My sense of humor failed when my one roommate came home and passed out on the bathroom floor. I didn’t go, “Oh man, he’s so wasted. Let’s draw a penis on his face!”

“Get him in bed,” I said to two of the guys from upstairs, “then leave.” Later that night, the African fertility dances began.

I’m not without guilt. My freshman year we played football in the room. We threw a football at the fire alarm till it went off. We broke lamps, doors, furniture. We found a couch in someone’s trash and hauled it back to the Courts. We paid two guys 20 bucks a piece to sleep together on the couch all night. We had fun.

Now, I’m a junior and I just want my degree.

Maybe I was this lame all along and just fighting a bitter battle against it. After all, being young has always made me nervous. In high school, no matter how far in the woods the party was, word was the cops had heard about it and they were coming.

“I don’t give a shit,” I’d say, “cops aren’t coming here — this is Carnwath.” Carnwath is a road with a mobile home beside it that’s 10 miles from the nearest mobile home. Though I acted tough, I was horrified the cops would show. I was the dude strolling into the woods at the first sight of headlights. I knew I had this whole life as an adult coming up.
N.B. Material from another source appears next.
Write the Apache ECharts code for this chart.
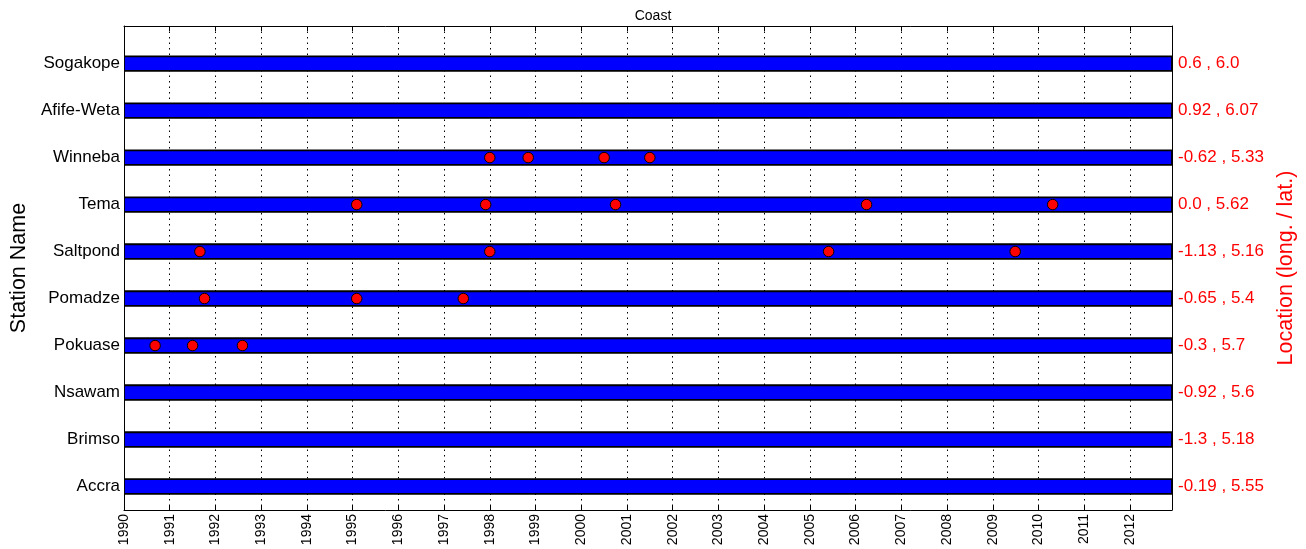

The idea was abstract, vague — like trying to imagine forever. Old isn’t a day I can assign a number. I can’t cower as I watch it barrel down on me with all the force of this universe of unbreakable laws. Instead, I’ll take it in blows; it will ruin me moment by moment.

And after long, I’ll be standing in front of my house bitching about the neighborhood kids walking on my grass. I’ll be very particular about my grass.